BBC News examines what this could mean for your personal finances.

Why are current accounts being investigated?

The OFT wants to know if so-called "free banking" is as described.

It will look at whether consumers are actually paying for their "free" current account service through backdoor charges.

In short, the OFT is concerned about lack of transparency.

For example, under the banner of free banking, are current account providers pocketing large amounts in interest on cash held in accounts, levying high charges for using cards abroad or even making money from the time it takes for cheques to clear?

You can claim the last six years of charges, or five if you live in Scotland

At the root of this investigation is a long running dispute over charges levied on customers who go into unauthorised overdraft.

Consumer groups argue that the charges levied by banks and building societies on customers going into unauthorised overdraft are too high and unlawful.

Last year the OFT launched an investigation into this area that could lead to charges being cut.

At the same time, thousands of UK consumers have threatened their current account providers with court action if they do not return previous charges.

I have read that there is a threat to free banking, is this true?

Yes.

There are some powerful voices inside the banking industry that have questioned whether free banking has a long term future.

They argue that if current account providers are barred from levying charges on people who go overdrawn or bounce cheques then they cannot afford to offer free banking.

The OFT is taking this threat very seriously.

It wants to take a bird's-eye view of the whole market.

If free banking is to end, it wants to ensure that the regime that replaces it is transparent.

In other words, everyone knows what they have to pay for their banking services.

If free banking was to end, what services could I end up paying for?

There have been suggestions that customers could be charged a monthly account management fee.

Without greater clarity, genuine competition will never flourish
Robert Peston,
BBC business editor

Another possibility is that banks could start charging for individual transactions, say a small fee levied each time you use a cash machine, cash a cheque or set-up a direct debit.

Of course, current account providers could choose to introduce both a management fee and a suite of individual charges.

I can afford to pay for my current account, but I am worried that my mother, who is a pensioner, will not be able to cope.
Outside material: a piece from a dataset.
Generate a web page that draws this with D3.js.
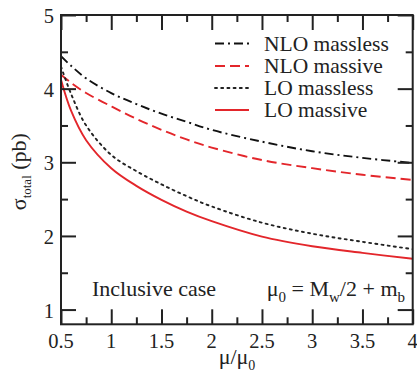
<!DOCTYPE html>
<html>
<head>
<meta charset="utf-8">
<script src="https://cdn.jsdelivr.net/npm/d3@7"></script>
<style>
  html, body { margin: 0; padding: 0; background: #fff; }
  svg { display: block; }
</style>
</head>
<body>
<svg id="chart" width="417" height="378"></svg>
<script>
// Scale factor mu/mu0 at which the cross sections are sampled
const muRatio = [0.5, 0.6, 0.75, 1, 1.25, 1.5, 1.75, 2, 2.5, 3, 3.5, 4];

// Total cross sections (pb)
const nloMassless = [4.44, 4.31, 4.14, 3.94, 3.79, 3.66, 3.55, 3.44, 3.28, 3.15, 3.06, 2.99];
const nloMassive  = [4.19, 4.08, 3.94, 3.76, 3.59, 3.44, 3.31, 3.20, 3.03, 2.92, 2.83, 2.76];
const loMassless  = [4.30, 3.93, 3.50, 3.10, 2.88, 2.70, 2.54, 2.40, 2.18, 2.03, 1.92, 1.82];
const loMassive   = [4.12, 3.70, 3.30, 2.92, 2.68, 2.49, 2.33, 2.20, 1.99, 1.86, 1.77, 1.69];

const seriesNames = ["NLO massless", "NLO massive", "LO massless", "LO massive"];

// Axis ticks
const xMajorTicks = [0.5, 1, 1.5, 2, 2.5, 3, 3.5, 4];
const xMinorTicks = [0.75, 1.25, 1.75, 2.25, 2.75, 3.25, 3.75];
const xTickLabels = ["0.5", "1", "1.5", "2", "2.5", "3", "3.5", "4"];
const yMajorTicks = [1, 2, 3, 4, 5];
const yMinorTicks = [1.5, 2.5, 3.5, 4.5];
const yTickLabels = ["1", "2", "3", "4", "5"];

const FONT = "Liberation Serif";
const INK = "#222";

const svg = d3.select("#chart");
const plot = { left: 61, right: 412.7, top: 15, bottom: 324.3 };

const x = d3.scaleLinear().domain([0.5, 4]).range([plot.left, plot.right]);
const y = d3.scaleLinear().domain([0.8, 5]).range([plot.bottom, plot.top]);

const RED = "#e3262b";
const styles = [
  { color: "#111", dash: "9,4,2,4" },
  { color: RED, dash: "10,5" },
  { color: "#222", dash: "2,4.2" },
  { color: RED, dash: null }
];
const seriesValues = [nloMassless, nloMassive, loMassless, loMassive];

// Curves
const line = d3.line()
  .x(d => x(d[0]))
  .y(d => y(d[1]))
  .curve(d3.curveCatmullRom.alpha(0.5));

svg.append("clipPath").attr("id", "clip")
  .append("rect")
  .attr("x", plot.left).attr("y", plot.top)
  .attr("width", plot.right - plot.left).attr("height", plot.bottom - plot.top);
const curves = svg.append("g").attr("clip-path", "url(#clip)");

seriesValues.forEach((vals, i) => {
  const pts = muRatio.map((m, k) => [m, vals[k]]);
  curves.append("path")
    .datum(pts)
    .attr("d", line)
    .attr("fill", "none")
    .attr("stroke", styles[i].color)
    .attr("stroke-width", 1.9)
    .attr("stroke-dasharray", styles[i].dash)
    .attr("stroke-linecap", i === 2 ? "round" : "butt");
});

// Frame and inward ticks on all four sides
const axisStyle = g => {
  g.select(".domain").remove();
  g.selectAll("line").attr("stroke", INK).attr("stroke-width", 2);
  g.selectAll("text").remove();
};

svg.append("g").attr("transform", `translate(0,${plot.bottom})`)
  .call(d3.axisBottom(x).tickValues(xMajorTicks).tickSize(-15)).call(axisStyle);
svg.append("g").attr("transform", `translate(0,${plot.bottom})`)
  .call(d3.axisBottom(x).tickValues(xMinorTicks).tickSize(-7)).call(axisStyle);
svg.append("g").attr("transform", `translate(0,${plot.top})`)
  .call(d3.axisTop(x).tickValues(xMajorTicks).tickSize(-15)).call(axisStyle);
svg.append("g").attr("transform", `translate(0,${plot.top})`)
  .call(d3.axisTop(x).tickValues(xMinorTicks).tickSize(-7)).call(axisStyle);
svg.append("g").attr("transform", `translate(${plot.left},0)`)
  .call(d3.axisLeft(y).tickValues(yMajorTicks).tickSize(-15)).call(axisStyle);
svg.append("g").attr("transform", `translate(${plot.left},0)`)
  .call(d3.axisLeft(y).tickValues(yMinorTicks).tickSize(-7)).call(axisStyle);
svg.append("g").attr("transform", `translate(${plot.right},0)`)
  .call(d3.axisRight(y).tickValues(yMajorTicks).tickSize(-15)).call(axisStyle);
svg.append("g").attr("transform", `translate(${plot.right},0)`)
  .call(d3.axisRight(y).tickValues(yMinorTicks).tickSize(-7)).call(axisStyle);

svg.append("rect")
  .attr("x", plot.left).attr("y", plot.top)
  .attr("width", plot.right - plot.left).attr("height", plot.bottom - plot.top)
  .attr("fill", "none").attr("stroke", INK).attr("stroke-width", 2);

// Everything textual shares the serif face
const txt = svg.append("g")
  .attr("font-family", FONT)
  .attr("fill", INK);

// Tick labels
txt.append("g").selectAll("text")
  .data(xMajorTicks)
  .join("text")
  .attr("x", d => x(d))
  .attr("y", plot.bottom + 24)
  .attr("text-anchor", "middle")
  .attr("font-size", 20.5)
  .text((d, i) => xTickLabels[i]);

txt.append("g").selectAll("text")
  .data(yMajorTicks)
  .join("text")
  .attr("x", plot.left - 7)
  .attr("y", d => y(d) + 8)
  .attr("text-anchor", "end")
  .attr("font-size", 20.5)
  .text((d, i) => yTickLabels[i]);

// Axis titles
const yTitle = txt.append("text")
  .attr("transform", `translate(26,${(plot.top + plot.bottom) / 2 + 2}) rotate(-90)`)
  .attr("text-anchor", "middle")
  .attr("font-size", 22);
yTitle.append("tspan").text("σ");
yTitle.append("tspan").attr("font-size", 13).attr("dy", 5).text("total");
yTitle.append("tspan").attr("dy", -5).text(" (pb)");

const xTitle = txt.append("text")
  .attr("x", 237).attr("y", 364)
  .attr("text-anchor", "middle")
  .attr("font-size", 22);
xTitle.append("tspan").text("μ/μ");
xTitle.append("tspan").attr("font-size", 14).attr("dy", 6).text("0");

// Annotations
txt.append("text")
  .attr("x", 92).attr("y", 296)
  .attr("font-size", 22)
  .text("Inclusive case");

const scaleNote = txt.append("text")
  .attr("x", 405).attr("y", 296)
  .attr("text-anchor", "end")
  .attr("font-size", 22);
scaleNote.append("tspan").text("μ");
scaleNote.append("tspan").attr("font-size", 15).attr("dy", 6).text("0");
scaleNote.append("tspan").attr("dy", -6).text(" = M");
scaleNote.append("tspan").attr("font-size", 15).attr("dy", 6).text("w");
scaleNote.append("tspan").attr("dy", -6).text("/2 + m");
scaleNote.append("tspan").attr("font-size", 15).attr("dy", 6).text("b");

// Legend
const legendRowY = [43.5, 66, 88, 110];
const legend = svg.append("g");
seriesNames.forEach((name, i) => {
  legend.append("line")
    .attr("x1", 215).attr("x2", 249)
    .attr("y1", legendRowY[i]).attr("y2", legendRowY[i])
    .attr("stroke", styles[i].color)
    .attr("stroke-width", 1.9)
    .attr("stroke-dasharray", styles[i].dash)
    .attr("stroke-linecap", i === 2 ? "round" : "butt");
  txt.append("text")
    .attr("x", 264).attr("y", legendRowY[i] + 7)
    .attr("font-size", 21.5)
    .text(name);
});
</script>
</body>
</html>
Is there no alternative?

You don't have to worry for your mother quite yet. A lot of things can happen before time is called on free banking.

If the OFT investigation concludes that there is in fact no such thing as free banking anyway, then we may see the UK move to a position where everyone pays for the services they use.

For example, your mother could pay when she uses a cash machine, but could receive a higher rate of interest on her money held in the current account.

Ultimately, your mother may even be better-off.

Some commentators have suggested that pay-as-you-go banking is much fairer state of affairs than what is happening at present.

When will we know more?

The OFT has promised to conclude its investigation into free banking by the end of the year.

Its side investigation, into unauthorised overdraft fees, is due to conclude later this year.

But it would be no surprise to see both investigations rolled together.

The OFT will then want to consult with the current account providers and consumer groups over the next step.